:: GIVEN TASK ::
Extract all lines in the data that contain the word "this".

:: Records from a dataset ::
--- Start ---
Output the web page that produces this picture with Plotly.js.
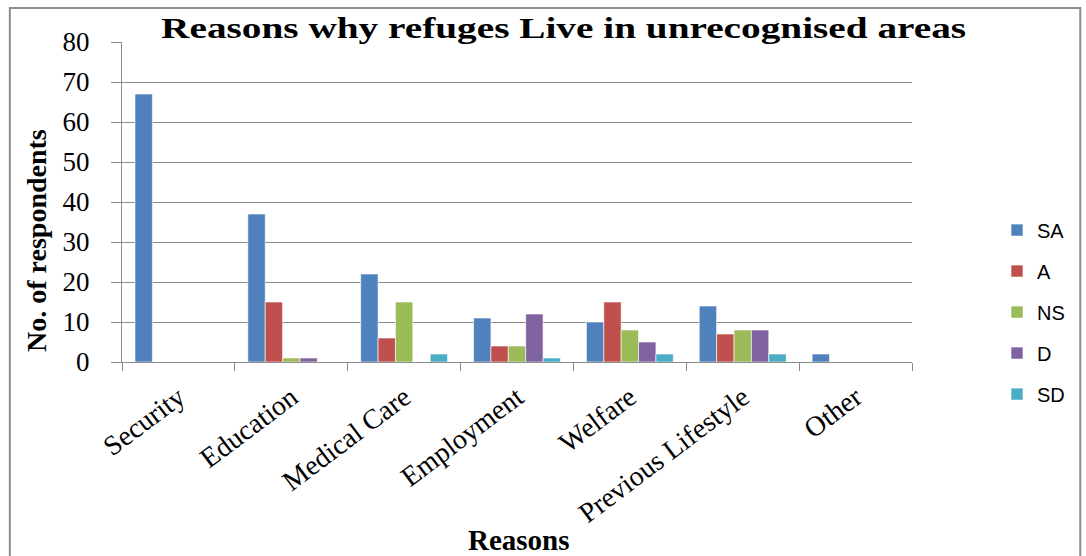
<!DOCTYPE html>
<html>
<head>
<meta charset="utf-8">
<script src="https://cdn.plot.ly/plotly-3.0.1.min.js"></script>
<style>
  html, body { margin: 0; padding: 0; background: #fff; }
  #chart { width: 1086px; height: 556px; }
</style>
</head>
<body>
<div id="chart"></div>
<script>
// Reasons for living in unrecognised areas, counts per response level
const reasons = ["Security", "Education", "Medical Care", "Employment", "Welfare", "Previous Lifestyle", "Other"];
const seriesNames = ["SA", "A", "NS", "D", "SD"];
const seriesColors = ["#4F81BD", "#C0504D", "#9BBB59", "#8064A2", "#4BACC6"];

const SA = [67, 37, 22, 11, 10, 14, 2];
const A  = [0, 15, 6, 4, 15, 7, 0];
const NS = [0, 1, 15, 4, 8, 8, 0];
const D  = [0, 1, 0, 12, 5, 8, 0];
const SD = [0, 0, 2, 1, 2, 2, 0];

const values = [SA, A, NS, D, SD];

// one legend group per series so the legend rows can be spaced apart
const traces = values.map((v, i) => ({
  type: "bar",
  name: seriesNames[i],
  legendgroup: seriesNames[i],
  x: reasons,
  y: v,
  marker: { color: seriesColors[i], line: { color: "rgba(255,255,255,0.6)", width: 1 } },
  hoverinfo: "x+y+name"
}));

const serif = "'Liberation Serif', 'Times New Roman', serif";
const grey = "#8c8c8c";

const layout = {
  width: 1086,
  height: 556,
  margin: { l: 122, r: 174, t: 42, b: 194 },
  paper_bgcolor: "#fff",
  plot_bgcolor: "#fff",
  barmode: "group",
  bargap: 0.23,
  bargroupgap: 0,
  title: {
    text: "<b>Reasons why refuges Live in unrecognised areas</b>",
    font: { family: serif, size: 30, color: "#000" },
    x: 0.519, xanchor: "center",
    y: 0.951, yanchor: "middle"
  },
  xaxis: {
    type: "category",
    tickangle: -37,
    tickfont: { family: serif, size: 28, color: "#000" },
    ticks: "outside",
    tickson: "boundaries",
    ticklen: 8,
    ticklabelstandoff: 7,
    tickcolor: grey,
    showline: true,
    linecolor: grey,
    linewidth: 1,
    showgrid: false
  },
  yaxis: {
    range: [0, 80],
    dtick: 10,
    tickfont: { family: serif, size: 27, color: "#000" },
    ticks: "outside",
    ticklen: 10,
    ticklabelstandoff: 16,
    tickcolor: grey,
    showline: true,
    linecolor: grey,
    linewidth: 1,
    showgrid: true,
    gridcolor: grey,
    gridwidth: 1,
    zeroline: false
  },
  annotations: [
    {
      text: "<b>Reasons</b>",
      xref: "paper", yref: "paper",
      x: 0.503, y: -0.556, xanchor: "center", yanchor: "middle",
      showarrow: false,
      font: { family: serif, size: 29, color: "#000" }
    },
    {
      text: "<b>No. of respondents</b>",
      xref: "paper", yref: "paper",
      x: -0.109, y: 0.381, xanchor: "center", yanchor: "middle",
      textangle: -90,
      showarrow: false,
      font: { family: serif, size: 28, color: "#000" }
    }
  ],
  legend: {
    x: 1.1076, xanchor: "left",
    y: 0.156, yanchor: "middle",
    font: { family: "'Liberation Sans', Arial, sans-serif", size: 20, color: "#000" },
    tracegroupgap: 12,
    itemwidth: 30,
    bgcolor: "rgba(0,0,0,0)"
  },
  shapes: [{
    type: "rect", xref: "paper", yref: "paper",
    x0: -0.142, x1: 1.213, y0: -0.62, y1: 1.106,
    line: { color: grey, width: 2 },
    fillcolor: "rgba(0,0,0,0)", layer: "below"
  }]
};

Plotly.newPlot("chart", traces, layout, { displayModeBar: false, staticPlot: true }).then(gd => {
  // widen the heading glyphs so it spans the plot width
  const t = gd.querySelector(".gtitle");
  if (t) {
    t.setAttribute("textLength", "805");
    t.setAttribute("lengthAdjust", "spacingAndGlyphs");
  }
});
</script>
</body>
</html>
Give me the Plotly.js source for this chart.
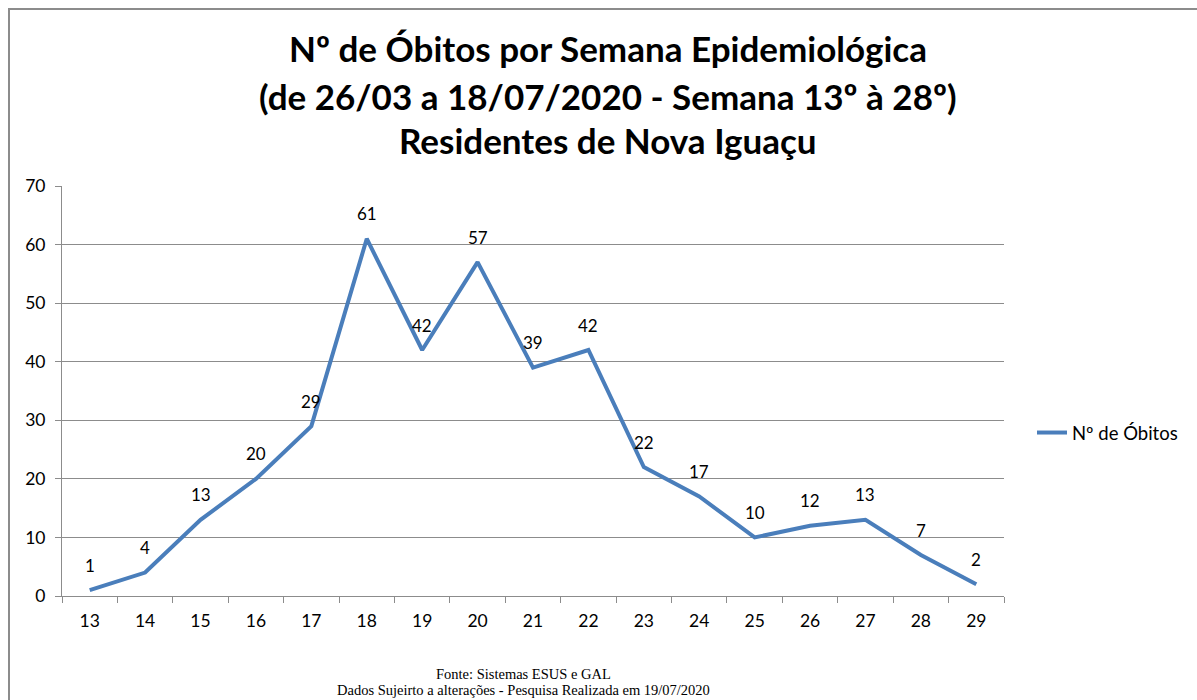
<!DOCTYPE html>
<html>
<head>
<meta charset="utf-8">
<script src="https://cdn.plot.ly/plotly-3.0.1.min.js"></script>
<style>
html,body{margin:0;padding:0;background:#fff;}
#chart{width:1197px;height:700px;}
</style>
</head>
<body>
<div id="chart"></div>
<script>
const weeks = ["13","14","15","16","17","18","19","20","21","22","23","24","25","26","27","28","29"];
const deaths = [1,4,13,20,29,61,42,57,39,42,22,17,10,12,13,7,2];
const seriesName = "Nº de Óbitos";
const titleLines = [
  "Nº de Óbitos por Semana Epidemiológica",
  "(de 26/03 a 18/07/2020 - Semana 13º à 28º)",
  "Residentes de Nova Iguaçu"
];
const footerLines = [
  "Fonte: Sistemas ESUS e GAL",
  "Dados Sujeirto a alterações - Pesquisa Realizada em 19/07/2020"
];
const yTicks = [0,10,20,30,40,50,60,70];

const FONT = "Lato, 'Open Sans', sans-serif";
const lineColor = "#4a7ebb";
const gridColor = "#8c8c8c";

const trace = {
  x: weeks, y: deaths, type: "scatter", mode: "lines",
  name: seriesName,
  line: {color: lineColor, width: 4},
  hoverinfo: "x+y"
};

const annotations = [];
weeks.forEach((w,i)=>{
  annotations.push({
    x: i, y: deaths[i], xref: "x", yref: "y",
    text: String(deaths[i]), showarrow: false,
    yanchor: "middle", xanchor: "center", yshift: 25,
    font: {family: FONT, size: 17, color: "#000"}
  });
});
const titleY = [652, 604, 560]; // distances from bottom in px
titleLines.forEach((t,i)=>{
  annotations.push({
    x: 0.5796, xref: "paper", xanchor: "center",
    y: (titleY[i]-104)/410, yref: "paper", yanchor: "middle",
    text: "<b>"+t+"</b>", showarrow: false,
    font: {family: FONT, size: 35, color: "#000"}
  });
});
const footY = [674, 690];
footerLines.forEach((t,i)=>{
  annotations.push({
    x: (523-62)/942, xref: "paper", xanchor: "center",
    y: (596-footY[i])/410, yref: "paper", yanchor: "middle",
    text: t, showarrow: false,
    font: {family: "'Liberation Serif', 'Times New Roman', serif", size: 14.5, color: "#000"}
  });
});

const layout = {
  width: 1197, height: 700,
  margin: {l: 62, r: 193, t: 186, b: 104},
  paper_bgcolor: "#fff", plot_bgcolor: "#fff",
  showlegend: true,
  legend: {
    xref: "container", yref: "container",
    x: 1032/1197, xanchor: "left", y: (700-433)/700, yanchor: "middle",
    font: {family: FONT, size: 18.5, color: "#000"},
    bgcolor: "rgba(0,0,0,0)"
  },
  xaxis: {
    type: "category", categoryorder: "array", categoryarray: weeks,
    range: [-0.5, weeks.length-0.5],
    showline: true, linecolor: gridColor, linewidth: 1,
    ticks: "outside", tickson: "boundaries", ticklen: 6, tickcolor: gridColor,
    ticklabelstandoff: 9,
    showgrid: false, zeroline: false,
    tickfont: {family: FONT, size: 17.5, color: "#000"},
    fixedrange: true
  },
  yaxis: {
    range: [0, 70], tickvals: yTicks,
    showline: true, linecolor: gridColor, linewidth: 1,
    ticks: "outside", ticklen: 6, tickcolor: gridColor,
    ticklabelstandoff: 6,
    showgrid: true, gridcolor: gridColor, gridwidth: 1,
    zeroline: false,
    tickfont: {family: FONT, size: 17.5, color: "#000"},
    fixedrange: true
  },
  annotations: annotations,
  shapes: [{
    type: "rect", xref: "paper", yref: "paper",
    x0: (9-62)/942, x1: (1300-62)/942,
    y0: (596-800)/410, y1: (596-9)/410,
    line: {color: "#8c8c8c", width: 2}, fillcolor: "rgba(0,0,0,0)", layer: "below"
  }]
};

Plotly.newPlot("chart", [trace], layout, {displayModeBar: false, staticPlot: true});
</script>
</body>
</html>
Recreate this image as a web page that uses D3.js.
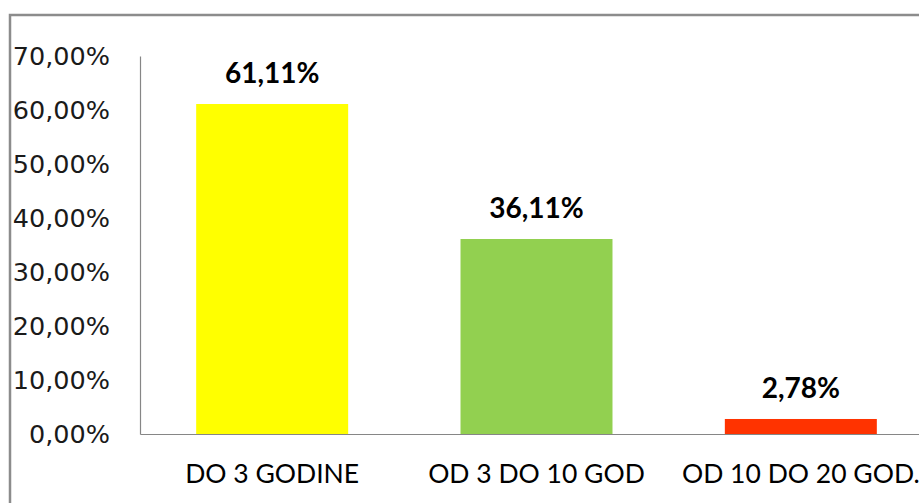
--- End ---
:: ANSWER ::
Output the web page that produces this picture with Plotly.js.
Give me the Plotly.js source for this chart.
Recreate this image as a web page that uses D3.js.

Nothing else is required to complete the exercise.